- **GIVEN EXERCISE**
Produce a word-for-word copy of the listing below without its pictures.

================

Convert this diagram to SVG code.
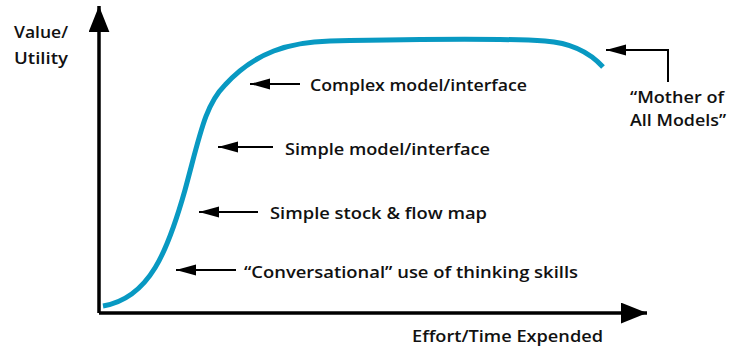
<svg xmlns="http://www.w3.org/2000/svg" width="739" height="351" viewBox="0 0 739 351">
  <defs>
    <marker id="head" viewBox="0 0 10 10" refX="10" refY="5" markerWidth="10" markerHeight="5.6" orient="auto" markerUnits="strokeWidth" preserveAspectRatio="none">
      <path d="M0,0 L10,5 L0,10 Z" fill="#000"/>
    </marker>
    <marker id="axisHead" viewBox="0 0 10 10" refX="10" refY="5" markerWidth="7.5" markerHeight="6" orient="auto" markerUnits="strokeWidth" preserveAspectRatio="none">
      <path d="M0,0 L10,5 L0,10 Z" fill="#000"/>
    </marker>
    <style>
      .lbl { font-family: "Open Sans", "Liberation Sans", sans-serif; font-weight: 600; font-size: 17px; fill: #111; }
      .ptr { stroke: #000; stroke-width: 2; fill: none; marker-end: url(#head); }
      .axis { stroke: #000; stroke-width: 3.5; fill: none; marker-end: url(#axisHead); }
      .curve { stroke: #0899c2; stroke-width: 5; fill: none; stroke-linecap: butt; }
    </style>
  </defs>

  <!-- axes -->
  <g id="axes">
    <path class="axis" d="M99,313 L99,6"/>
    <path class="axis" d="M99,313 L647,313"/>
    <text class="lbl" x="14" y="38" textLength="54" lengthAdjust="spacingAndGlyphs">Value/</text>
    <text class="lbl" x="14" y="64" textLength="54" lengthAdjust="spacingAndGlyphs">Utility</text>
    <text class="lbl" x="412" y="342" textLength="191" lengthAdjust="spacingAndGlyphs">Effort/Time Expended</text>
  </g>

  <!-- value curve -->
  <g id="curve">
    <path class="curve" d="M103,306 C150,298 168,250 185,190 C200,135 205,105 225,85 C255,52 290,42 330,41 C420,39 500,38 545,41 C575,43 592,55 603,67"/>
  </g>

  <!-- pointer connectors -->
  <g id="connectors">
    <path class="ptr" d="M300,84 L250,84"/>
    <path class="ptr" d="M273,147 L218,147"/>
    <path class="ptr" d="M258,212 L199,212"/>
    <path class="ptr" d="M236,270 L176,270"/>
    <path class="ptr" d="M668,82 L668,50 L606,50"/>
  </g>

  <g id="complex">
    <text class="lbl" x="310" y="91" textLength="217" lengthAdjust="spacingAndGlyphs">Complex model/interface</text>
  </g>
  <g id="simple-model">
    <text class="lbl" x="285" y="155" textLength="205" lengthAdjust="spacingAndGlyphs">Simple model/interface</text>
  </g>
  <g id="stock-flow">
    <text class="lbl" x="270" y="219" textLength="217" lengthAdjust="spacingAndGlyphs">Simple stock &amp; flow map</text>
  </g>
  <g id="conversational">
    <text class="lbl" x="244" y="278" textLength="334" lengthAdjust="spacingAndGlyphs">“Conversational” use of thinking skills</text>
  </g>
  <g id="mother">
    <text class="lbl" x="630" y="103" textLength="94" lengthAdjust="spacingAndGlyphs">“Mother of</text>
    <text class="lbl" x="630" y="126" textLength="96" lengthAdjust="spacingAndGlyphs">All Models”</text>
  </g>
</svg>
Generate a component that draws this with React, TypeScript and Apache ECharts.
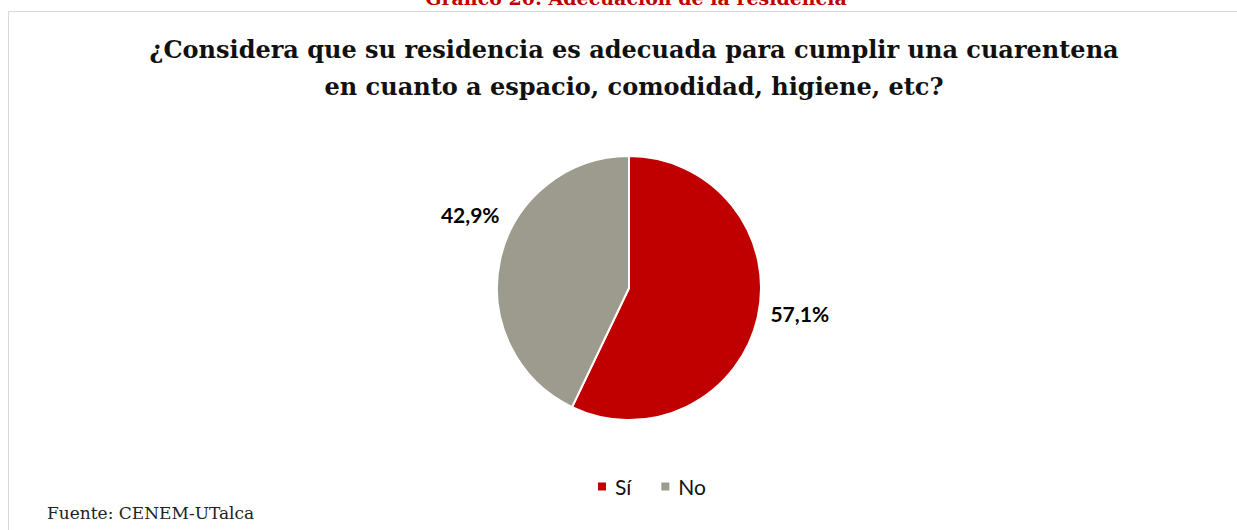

================

- **SOLUTION TO THIS PROBLEM**
Convert this diagram to SVG code.
<svg xmlns="http://www.w3.org/2000/svg" width="739" height="351" viewBox="0 0 739 351">
  <defs>
    <marker id="head" viewBox="0 0 10 10" refX="10" refY="5" markerWidth="10" markerHeight="5.6" orient="auto" markerUnits="strokeWidth" preserveAspectRatio="none">
      <path d="M0,0 L10,5 L0,10 Z" fill="#000"/>
    </marker>
    <marker id="axisHead" viewBox="0 0 10 10" refX="10" refY="5" markerWidth="7.5" markerHeight="6" orient="auto" markerUnits="strokeWidth" preserveAspectRatio="none">
      <path d="M0,0 L10,5 L0,10 Z" fill="#000"/>
    </marker>
    <style>
      .lbl { font-family: "Open Sans", "Liberation Sans", sans-serif; font-weight: 600; font-size: 17px; fill: #111; }
      .ptr { stroke: #000; stroke-width: 2; fill: none; marker-end: url(#head); }
      .axis { stroke: #000; stroke-width: 3.5; fill: none; marker-end: url(#axisHead); }
      .curve { stroke: #0899c2; stroke-width: 5; fill: none; stroke-linecap: butt; }
    </style>
  </defs>

  <!-- axes -->
  <g id="axes">
    <path class="axis" d="M99,313 L99,6"/>
    <path class="axis" d="M99,313 L647,313"/>
    <text class="lbl" x="14" y="38" textLength="54" lengthAdjust="spacingAndGlyphs">Value/</text>
    <text class="lbl" x="14" y="64" textLength="54" lengthAdjust="spacingAndGlyphs">Utility</text>
    <text class="lbl" x="412" y="342" textLength="191" lengthAdjust="spacingAndGlyphs">Effort/Time Expended</text>
  </g>

  <!-- value curve -->
  <g id="curve">
    <path class="curve" d="M103,306 C150,298 168,250 185,190 C200,135 205,105 225,85 C255,52 290,42 330,41 C420,39 500,38 545,41 C575,43 592,55 603,67"/>
  </g>

  <!-- pointer connectors -->
  <g id="connectors">
    <path class="ptr" d="M300,84 L250,84"/>
    <path class="ptr" d="M273,147 L218,147"/>
    <path class="ptr" d="M258,212 L199,212"/>
    <path class="ptr" d="M236,270 L176,270"/>
    <path class="ptr" d="M668,82 L668,50 L606,50"/>
  </g>

  <g id="complex">
    <text class="lbl" x="310" y="91" textLength="217" lengthAdjust="spacingAndGlyphs">Complex model/interface</text>
  </g>
  <g id="simple-model">
    <text class="lbl" x="285" y="155" textLength="205" lengthAdjust="spacingAndGlyphs">Simple model/interface</text>
  </g>
  <g id="stock-flow">
    <text class="lbl" x="270" y="219" textLength="217" lengthAdjust="spacingAndGlyphs">Simple stock &amp; flow map</text>
  </g>
  <g id="conversational">
    <text class="lbl" x="244" y="278" textLength="334" lengthAdjust="spacingAndGlyphs">“Conversational” use of thinking skills</text>
  </g>
  <g id="mother">
    <text class="lbl" x="630" y="103" textLength="94" lengthAdjust="spacingAndGlyphs">“Mother of</text>
    <text class="lbl" x="630" y="126" textLength="96" lengthAdjust="spacingAndGlyphs">All Models”</text>
  </g>
</svg>
Generate a component that draws this with React, TypeScript and Apache ECharts.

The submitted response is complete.